Dive Brief:
- A group of 44 utilities and trade group Edison Electric Institute sent a letter to the United States House of Representatives asking them to lift the manufacturing cap on the electric vehicle tax credit. Under the cap, only 200,000 of the first EVs from each manufacturer can use the tax credit.
- The letter notes several EV manufacturers are close to hitting those caps, and maintaining them would raise costs for consumers down the road, especially as consumer interests start gaining traction.
- For the past several years as EVs rose in number, utilities have eyed them as a way to revive stagnant demand. However, figuring out who owns and maintains the charging infrastructure is a major hurdle toward growth.
Dive Insight:
The letter notes that by not lifting the cap, U.S. jobs and the declining price of EVs could take a hit.
"Maintaining the current cap will effectively raise the cost to consumers for certain vehicles, skewing car choices and sales just at the time when electric vehicle sales are beginning to climb and choices are expanding," the letter reads.
Utilities have begun to see the value in investing in electric vehicle charging stations in past few years.
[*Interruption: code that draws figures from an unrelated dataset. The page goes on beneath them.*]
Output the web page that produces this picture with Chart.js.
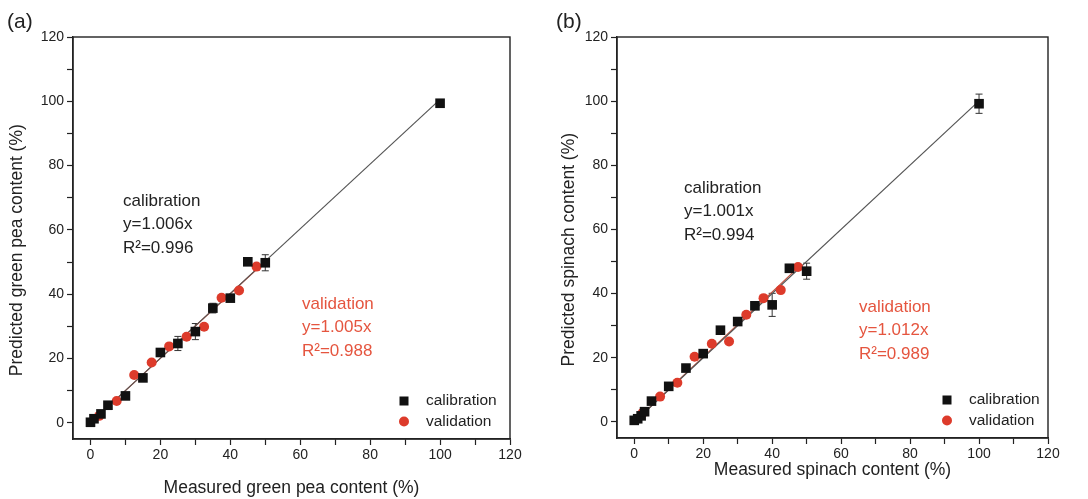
<!DOCTYPE html>
<html>
<head>
<meta charset="utf-8">
<script src="https://cdn.jsdelivr.net/npm/chart.js@4.4.0/dist/chart.umd.min.js"></script>
<style>
  body { margin: 0; background: #fff; }
  #wrap { position: relative; width: 1088px; height: 499px; }
  .panel { position: absolute; top: 0; height: 499px; }
</style>
</head>
<body>
<div id="wrap">
  <div class="panel" style="left:0;width:540px"><canvas id="peaChart"></canvas></div>
  <div class="panel" style="left:540px;width:548px"><canvas id="spinachChart"></canvas></div>
</div>
<script>
// axis ticks (labels only on the major ones)
const majorTicks = [0, 20, 40, 60, 80, 100, 120];
const minorTicks = [10, 30, 50, 70, 90, 110];

// (a) green pea
const peaCalX = [0, 1, 3, 5, 10, 15, 20, 25, 30, 35, 40, 45, 50, 100];
const peaCalY = [0.2, 1.3, 2.8, 5.5, 8.4, 14.0, 21.9, 24.7, 28.4, 35.7, 38.8, 50.1, 49.8, 99.4];
const peaCalErr = [0.3, 0.3, 0.5, 0.5, 0.8, 0.8, 0.8, 2.2, 2.5, 1.5, 0.8, 1.0, 2.5, 0.8];
const peaValX = [2.5, 7.5, 12.5, 17.5, 22.5, 27.5, 32.5, 37.5, 42.5, 47.5];
const peaValY = [2.2, 6.8, 14.9, 18.8, 23.8, 26.8, 29.9, 38.9, 41.2, 48.6];
const peaCalFitX = [0, 100];
const peaCalFitY = [0, 100.6];
const peaValFitX = [0, 47.5];
const peaValFitY = [0, 47.7];

// (b) spinach
const spinCalX = [0, 1, 2, 3, 5, 10, 15, 20, 25, 30, 35, 40, 45, 50, 100];
const spinCalY = [0.5, 1.0, 1.9, 3.2, 6.5, 11.1, 16.8, 21.3, 28.6, 31.3, 36.2, 36.5, 47.9, 47.0, 99.2];
const spinCalErr = [0.3, 0.3, 0.3, 0.5, 0.8, 0.8, 0.8, 0.8, 0.8, 0.8, 0.8, 3.6, 1.2, 2.5, 3.0];
const spinValX = [2.5, 7.5, 12.5, 17.5, 22.5, 27.5, 32.5, 37.5, 42.5, 47.5];
const spinValY = [2.9, 7.9, 12.2, 20.3, 24.4, 25.1, 33.4, 38.6, 41.1, 48.3];
const spinCalFitX = [0, 100];
const spinCalFitY = [0, 100.1];
const spinValFitX = [0, 47.5];
const spinValFitY = [0, 48.1];

const FONT = 'Liberation Sans, Arial, Helvetica, sans-serif';
const INK = '#222';
const RED = '#dd3b2b';
const RED_TEXT = '#e5553f';

Chart.defaults.font.family = FONT;
Chart.defaults.color = INK;

const toPoints = (xs, ys) => xs.map((x, i) => ({ x: x, y: ys[i] }));

const panelDecor = {
  id: 'panelDecor',
  beforeDatasetsDraw(chart) {
    const ctx = chart.ctx, xs = chart.scales.x, ys = chart.scales.y;
    chart.data.datasets.forEach(ds => {
      if (!ds.errors) return;
      ctx.save();
      ctx.strokeStyle = '#333';
      ctx.lineWidth = 1;
      ds.data.forEach((p, i) => {
        const px = xs.getPixelForValue(p.x);
        const top = ys.getPixelForValue(p.y + ds.errors[i]);
        const bot = ys.getPixelForValue(p.y - ds.errors[i]);
        ctx.beginPath();
        ctx.moveTo(px, top); ctx.lineTo(px, bot);
        ctx.moveTo(px - 3.5, top); ctx.lineTo(px + 3.5, top);
        ctx.moveTo(px - 3.5, bot); ctx.lineTo(px + 3.5, bot);
        ctx.stroke();
      });
      ctx.restore();
    });
  },
  afterDraw(chart, args, opts) {
    const ctx = chart.ctx, ca = chart.chartArea;
    ctx.save();
    // frame
    ctx.strokeStyle = INK;
    ctx.lineWidth = 1.4;
    ctx.strokeRect(ca.left, ca.top, ca.right - ca.left, ca.bottom - ca.top);

    // panel letter
    ctx.fillStyle = INK;
    ctx.textBaseline = 'middle';
    ctx.textAlign = 'left';
    ctx.font = '21px ' + FONT;
    ctx.fillText(opts.letter, opts.letterPos[0], opts.letterPos[1]);

    // fit equations
    ctx.font = '17px ' + FONT;
    opts.calText.forEach((t, i) => ctx.fillText(t, opts.calPos[0], opts.calPos[1] + i * 23.5));
    ctx.fillStyle = RED_TEXT;
    opts.valText.forEach((t, i) => ctx.fillText(t, opts.valPos[0], opts.valPos[1] + i * 23.5));

    // legend
    const lx = opts.legendPos[0], ly = opts.legendPos[1];
    ctx.fillStyle = '#111';
    ctx.fillRect(lx - 4.5, ly - 4.5, 9, 9);
    ctx.fillStyle = RED;
    ctx.beginPath();
    ctx.arc(lx, ly + 20.5, 5, 0, Math.PI * 2);
    ctx.fill();
    ctx.fillStyle = INK;
    ctx.font = '15.5px ' + FONT;
    ctx.fillText('calibration', lx + 22, ly);
    ctx.fillText('validation', lx + 22, ly + 20.5);
    ctx.restore();
  }
};

function axis(title, fitSize, titlePad, horizontal) {
  return {
    type: 'linear',
    min: -5,
    max: 120,
    afterBuildTicks: scale => {
      scale.ticks = majorTicks.concat(minorTicks).sort((a, b) => a - b).map(v => ({ value: v }));
    },
    afterFit: scale => {
      if (horizontal) scale.height = fitSize; else scale.width = fitSize;
    },
    ticks: {
      autoSkip: false,
      maxRotation: 0,
      padding: horizontal ? 2 : 3,
      color: INK,
      font: { size: 14 },
      callback: v => (majorTicks.includes(v) ? String(v) : '')
    },
    grid: {
      drawOnChartArea: false,
      drawTicks: true,
      tickLength: 6,
      tickColor: INK,
      tickWidth: 1.2
    },
    border: { display: true, color: INK, width: 1.4 },
    title: {
      display: true,
      text: title,
      color: INK,
      font: { size: 17.5 },
      padding: horizontal ? { top: 0, bottom: titlePad } : { top: titlePad, bottom: 0 }
    }
  };
}

function makePanel(canvasId, p) {
  return new Chart(document.getElementById(canvasId), {
    type: 'scatter',
    data: {
      datasets: [{
        label: 'calibration',
        data: toPoints(p.calX, p.calY),
        errors: p.calErr,
        pointStyle: 'rect',
        pointRadius: 6.8,
        backgroundColor: '#111',
        borderColor: '#111',
        borderWidth: 0
      }, {
        label: 'validation',
        data: toPoints(p.valX, p.valY),
        pointStyle: 'circle',
        pointRadius: 5,
        backgroundColor: RED,
        borderColor: RED,
        borderWidth: 0
      }, {
        label: 'calibration fit',
        data: toPoints(p.calFitX, p.calFitY),
        showLine: true,
        pointRadius: 0,
        borderColor: '#555',
        borderWidth: 1.2
      }, {
        label: 'validation fit',
        data: toPoints(p.valFitX, p.valFitY),
        showLine: true,
        pointRadius: 0,
        borderColor: '#c4503c',
        borderWidth: 1.2
      }]
    },
    options: {
      responsive: true,
      maintainAspectRatio: false,
      animation: false,
      layout: { padding: { left: 0, top: 37, right: p.padRight, bottom: 0 } },
      scales: {
        x: axis(p.xTitle, p.xHeight, p.xTitlePad, true),
        y: axis(p.yTitle, p.yWidth, p.yTitlePad, false)
      },
      plugins: {
        legend: { display: false },
        tooltip: { enabled: false },
        panelDecor: p.decor
      }
    },
    plugins: [panelDecor]
  });
}

document.addEventListener('DOMContentLoaded', () => {
  makePanel('peaChart', {
    calX: peaCalX, calY: peaCalY, calErr: peaCalErr,
    valX: peaValX, valY: peaValY,
    calFitX: peaCalFitX, calFitY: peaCalFitY,
    valFitX: peaValFitX, valFitY: peaValFitY,
    xTitle: 'Measured green pea content (%)',
    yTitle: 'Predicted green pea content (%)     ',
    padRight: 30, xHeight: 60, yWidth: 73,
    xTitlePad: 0, yTitlePad: 7,
    decor: {
      letter: '(a)', letterPos: [7, 22],
      calText: ['calibration', 'y=1.006x', 'R\u00b2=0.996'], calPos: [123, 201],
      valText: ['validation', 'y=1.005x', 'R\u00b2=0.988'], valPos: [302, 304],
      legendPos: [404, 401]
    }
  });

  makePanel('spinachChart', {
    calX: spinCalX, calY: spinCalY, calErr: spinCalErr,
    valX: spinValX, valY: spinValY,
    calFitX: spinCalFitX, calFitY: spinCalFitY,
    valFitX: spinValFitX, valFitY: spinValFitY,
    xTitle: 'Measured spinach content (%)',
    yTitle: 'Predicted spinach content (%)     ',
    padRight: 40, xHeight: 61, yWidth: 77,
    xTitlePad: 18, yTitlePad: 19,
    decor: {
      letter: '(b)', letterPos: [16, 22],
      calText: ['calibration', 'y=1.001x', 'R\u00b2=0.994'], calPos: [144, 188],
      valText: ['validation', 'y=1.012x', 'R\u00b2=0.989'], valPos: [319, 307],
      legendPos: [407, 400]
    }
  });
});
</script>
</body>
</html>
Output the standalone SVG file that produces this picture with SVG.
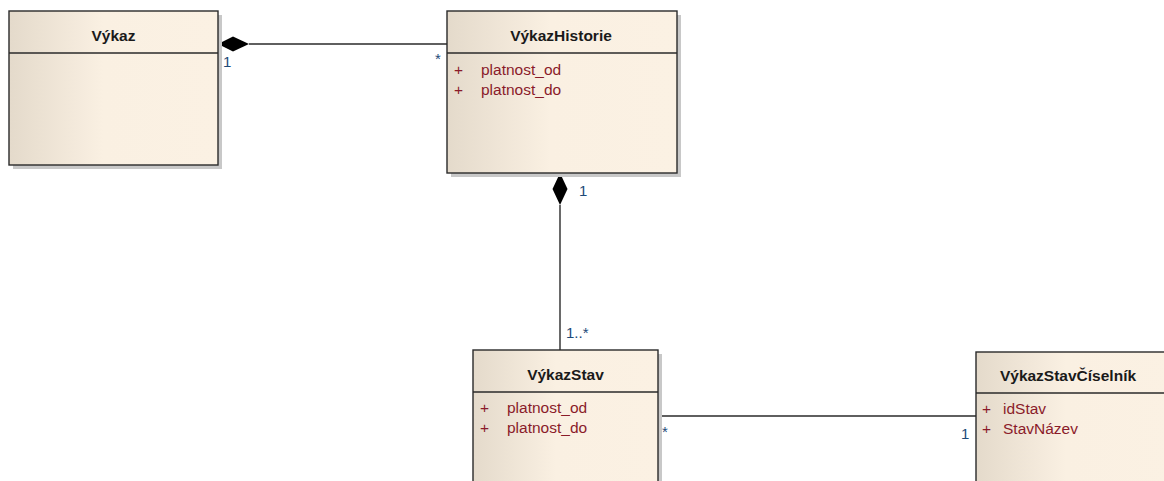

For utilities, as the letter noted, electric vehicles could offer grid services, such as demand response and integrating renewable energy. Eliminating the cap is one way to ensure that happens, especially as EVs are predicted to reach cost parity with gasoline-powered vehicles between 2022 and 2026, according to a 2016 report from Bloomberg New Energy Finance.
The increasing interest in EVs can be seen in the flurry of policy activity in the past year. In a new national policy review from the North Carolina Clean Energy Technology Center, there were 227 state or utility-level EV policies proposed or pending in 2017.
However, utilities and regulators appear to be stymied over the question of how to invest in charging infrastructure, a key part in vehicle growth. Typically called a "chicken or the egg" type of dilemma, experts say the lack of charging infrastructure could also hurt EV growth, while others point to California as an example where consumer demand is driving the conversation over who invests in charging stations.
But utilities, private developers and policymakers are split over whether utilities, at least in deregulated states, should be able to ratebase charging infrastructure. Some private developers have sided with utilities, saying they should be able to ratebase infrastructure, while others worry it could hurt the ability for private developers to compete against utilities. Those arguments can be seen in the cautiousness regulators have taken when they've made decisions about EV infrastructure.
For instance, 13 utilities requested almost $137 million to pay for charging stations last year. But regulators as a whole only approved four of those requests for a total of nearly $88 million. At least seven requests are still pending with the remaining denied.
Article has been updated to include the final amount of entities who signed.